Return precisely the span of lines from the top of the material below to the line containing "import seaborn as sns", both included. Pictures are excluded.
** START **
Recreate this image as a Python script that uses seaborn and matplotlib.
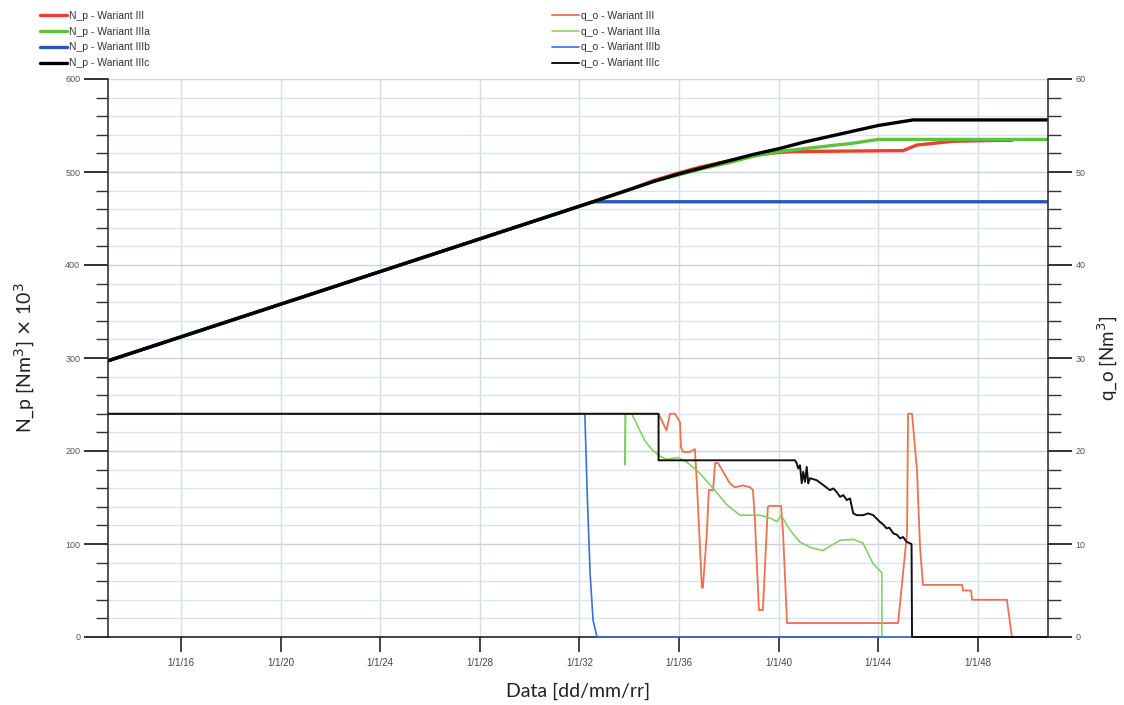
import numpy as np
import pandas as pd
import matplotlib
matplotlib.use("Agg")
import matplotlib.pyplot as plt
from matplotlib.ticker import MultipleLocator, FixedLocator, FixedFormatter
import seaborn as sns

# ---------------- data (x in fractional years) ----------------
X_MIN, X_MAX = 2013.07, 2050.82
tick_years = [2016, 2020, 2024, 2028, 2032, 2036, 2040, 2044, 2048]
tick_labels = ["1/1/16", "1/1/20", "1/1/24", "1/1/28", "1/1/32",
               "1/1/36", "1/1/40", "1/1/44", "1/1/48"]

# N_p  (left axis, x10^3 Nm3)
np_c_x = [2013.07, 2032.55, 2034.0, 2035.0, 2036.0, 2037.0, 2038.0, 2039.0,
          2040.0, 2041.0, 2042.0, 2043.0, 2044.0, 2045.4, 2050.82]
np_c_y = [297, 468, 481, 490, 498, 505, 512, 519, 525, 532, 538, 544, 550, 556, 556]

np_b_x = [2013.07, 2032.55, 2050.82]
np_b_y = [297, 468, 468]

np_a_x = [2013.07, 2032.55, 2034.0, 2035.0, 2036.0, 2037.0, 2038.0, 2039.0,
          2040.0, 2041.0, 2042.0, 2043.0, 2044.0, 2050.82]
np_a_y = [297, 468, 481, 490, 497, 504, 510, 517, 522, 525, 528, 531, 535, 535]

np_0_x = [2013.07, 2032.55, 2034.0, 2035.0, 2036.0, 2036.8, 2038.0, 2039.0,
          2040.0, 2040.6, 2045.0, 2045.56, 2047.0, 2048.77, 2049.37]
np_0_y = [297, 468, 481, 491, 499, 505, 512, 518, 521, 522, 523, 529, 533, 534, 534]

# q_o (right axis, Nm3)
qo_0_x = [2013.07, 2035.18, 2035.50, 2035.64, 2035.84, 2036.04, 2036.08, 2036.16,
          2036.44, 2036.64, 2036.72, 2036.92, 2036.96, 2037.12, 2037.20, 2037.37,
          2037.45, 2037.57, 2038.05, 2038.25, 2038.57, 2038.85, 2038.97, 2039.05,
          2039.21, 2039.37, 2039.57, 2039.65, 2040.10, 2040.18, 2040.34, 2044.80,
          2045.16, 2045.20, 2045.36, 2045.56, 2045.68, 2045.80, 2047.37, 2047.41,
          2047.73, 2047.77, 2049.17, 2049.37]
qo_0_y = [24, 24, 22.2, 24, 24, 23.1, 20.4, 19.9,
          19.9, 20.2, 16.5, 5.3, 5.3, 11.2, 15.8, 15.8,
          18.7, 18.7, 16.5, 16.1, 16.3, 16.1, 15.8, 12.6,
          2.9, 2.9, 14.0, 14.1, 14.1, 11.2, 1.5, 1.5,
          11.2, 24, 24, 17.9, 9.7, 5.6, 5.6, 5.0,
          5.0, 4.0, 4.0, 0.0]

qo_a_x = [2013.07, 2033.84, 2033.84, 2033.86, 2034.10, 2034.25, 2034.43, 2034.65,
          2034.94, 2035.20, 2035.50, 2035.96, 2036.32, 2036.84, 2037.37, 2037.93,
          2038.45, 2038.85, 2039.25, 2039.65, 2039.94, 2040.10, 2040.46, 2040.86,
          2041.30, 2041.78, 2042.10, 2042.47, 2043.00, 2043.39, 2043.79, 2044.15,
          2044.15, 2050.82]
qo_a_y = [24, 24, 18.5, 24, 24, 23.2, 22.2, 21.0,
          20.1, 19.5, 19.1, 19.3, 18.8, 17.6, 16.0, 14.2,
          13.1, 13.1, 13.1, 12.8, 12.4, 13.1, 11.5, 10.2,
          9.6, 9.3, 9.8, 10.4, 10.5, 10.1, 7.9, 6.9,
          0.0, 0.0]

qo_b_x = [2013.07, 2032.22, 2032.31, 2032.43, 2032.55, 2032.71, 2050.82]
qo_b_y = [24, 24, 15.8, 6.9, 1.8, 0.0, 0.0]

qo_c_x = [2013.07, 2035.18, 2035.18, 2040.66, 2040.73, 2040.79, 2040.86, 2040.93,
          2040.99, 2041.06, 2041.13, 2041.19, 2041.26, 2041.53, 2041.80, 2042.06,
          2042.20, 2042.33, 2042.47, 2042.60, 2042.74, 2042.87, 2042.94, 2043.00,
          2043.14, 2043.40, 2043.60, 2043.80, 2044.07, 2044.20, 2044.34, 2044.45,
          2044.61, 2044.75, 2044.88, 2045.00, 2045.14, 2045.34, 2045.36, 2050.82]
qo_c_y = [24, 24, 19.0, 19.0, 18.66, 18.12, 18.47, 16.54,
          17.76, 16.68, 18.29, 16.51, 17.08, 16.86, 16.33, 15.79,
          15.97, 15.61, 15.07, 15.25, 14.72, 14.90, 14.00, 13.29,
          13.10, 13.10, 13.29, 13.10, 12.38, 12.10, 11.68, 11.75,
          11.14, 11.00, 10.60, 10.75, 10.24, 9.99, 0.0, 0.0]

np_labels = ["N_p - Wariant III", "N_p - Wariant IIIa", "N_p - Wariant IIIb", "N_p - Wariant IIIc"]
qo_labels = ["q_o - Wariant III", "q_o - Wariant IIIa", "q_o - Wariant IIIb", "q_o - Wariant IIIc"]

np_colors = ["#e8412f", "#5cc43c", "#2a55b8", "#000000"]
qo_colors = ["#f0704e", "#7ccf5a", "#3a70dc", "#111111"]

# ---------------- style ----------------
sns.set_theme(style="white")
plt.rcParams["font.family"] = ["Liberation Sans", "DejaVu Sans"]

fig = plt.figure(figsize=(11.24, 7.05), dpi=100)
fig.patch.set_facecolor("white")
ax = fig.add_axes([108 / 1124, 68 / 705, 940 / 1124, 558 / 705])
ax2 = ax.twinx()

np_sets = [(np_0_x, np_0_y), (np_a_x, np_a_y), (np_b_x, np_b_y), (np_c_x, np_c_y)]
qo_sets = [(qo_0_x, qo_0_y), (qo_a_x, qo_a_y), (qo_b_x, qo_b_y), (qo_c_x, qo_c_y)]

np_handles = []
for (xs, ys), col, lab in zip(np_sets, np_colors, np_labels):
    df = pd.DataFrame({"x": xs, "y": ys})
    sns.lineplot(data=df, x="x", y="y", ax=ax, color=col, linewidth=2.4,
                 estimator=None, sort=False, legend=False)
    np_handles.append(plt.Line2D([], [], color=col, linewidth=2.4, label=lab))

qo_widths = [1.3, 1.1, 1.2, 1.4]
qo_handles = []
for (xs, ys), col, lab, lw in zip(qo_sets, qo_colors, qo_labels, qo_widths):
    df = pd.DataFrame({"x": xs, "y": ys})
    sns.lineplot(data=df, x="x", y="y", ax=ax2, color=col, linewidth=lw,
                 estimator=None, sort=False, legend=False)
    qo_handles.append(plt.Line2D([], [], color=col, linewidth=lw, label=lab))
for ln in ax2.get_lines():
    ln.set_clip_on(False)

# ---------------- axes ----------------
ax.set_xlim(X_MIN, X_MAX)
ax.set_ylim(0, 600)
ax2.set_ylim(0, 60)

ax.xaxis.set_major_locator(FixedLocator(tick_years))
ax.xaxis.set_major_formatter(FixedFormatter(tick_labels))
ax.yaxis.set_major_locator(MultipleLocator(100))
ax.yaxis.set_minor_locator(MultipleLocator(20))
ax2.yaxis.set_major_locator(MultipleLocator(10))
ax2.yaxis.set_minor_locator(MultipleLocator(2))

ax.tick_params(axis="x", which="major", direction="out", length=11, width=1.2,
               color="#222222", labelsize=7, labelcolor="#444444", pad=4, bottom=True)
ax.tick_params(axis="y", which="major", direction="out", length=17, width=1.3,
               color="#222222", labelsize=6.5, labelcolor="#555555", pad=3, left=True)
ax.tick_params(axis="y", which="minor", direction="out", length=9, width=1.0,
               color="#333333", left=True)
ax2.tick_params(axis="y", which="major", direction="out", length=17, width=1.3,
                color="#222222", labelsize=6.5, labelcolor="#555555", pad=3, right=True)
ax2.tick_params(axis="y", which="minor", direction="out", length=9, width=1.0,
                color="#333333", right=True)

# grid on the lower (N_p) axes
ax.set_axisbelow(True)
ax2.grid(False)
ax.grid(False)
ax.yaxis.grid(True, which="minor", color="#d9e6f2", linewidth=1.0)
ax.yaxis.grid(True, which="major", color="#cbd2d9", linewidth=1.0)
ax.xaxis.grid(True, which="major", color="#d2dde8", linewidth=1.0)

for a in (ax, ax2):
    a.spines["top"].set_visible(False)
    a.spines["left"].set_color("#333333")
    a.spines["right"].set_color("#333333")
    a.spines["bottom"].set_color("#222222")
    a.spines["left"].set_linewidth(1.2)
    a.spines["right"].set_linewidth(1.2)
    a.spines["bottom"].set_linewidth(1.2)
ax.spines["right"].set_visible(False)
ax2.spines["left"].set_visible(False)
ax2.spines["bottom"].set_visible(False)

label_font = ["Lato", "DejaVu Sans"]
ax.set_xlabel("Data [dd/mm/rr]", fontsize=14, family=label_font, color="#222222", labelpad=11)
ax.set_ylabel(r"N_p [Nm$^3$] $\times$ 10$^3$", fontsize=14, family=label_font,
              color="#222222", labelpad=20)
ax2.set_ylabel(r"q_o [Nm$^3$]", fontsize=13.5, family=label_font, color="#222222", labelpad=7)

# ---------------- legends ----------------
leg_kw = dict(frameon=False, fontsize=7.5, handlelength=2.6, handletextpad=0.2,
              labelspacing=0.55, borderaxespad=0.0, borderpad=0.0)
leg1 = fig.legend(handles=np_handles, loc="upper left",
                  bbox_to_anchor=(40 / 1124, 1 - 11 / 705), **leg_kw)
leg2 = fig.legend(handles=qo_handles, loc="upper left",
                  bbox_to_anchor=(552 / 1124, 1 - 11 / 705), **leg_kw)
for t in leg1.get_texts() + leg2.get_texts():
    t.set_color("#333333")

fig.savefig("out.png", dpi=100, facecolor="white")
** END **
> _RESULT FOR THIS TASK_:
Recreate this image as a Python script that uses seaborn and matplotlib.
import numpy as np
import pandas as pd
import matplotlib
matplotlib.use("Agg")
import matplotlib.pyplot as plt
from matplotlib.ticker import MultipleLocator, FixedLocator, FixedFormatter
import seaborn as sns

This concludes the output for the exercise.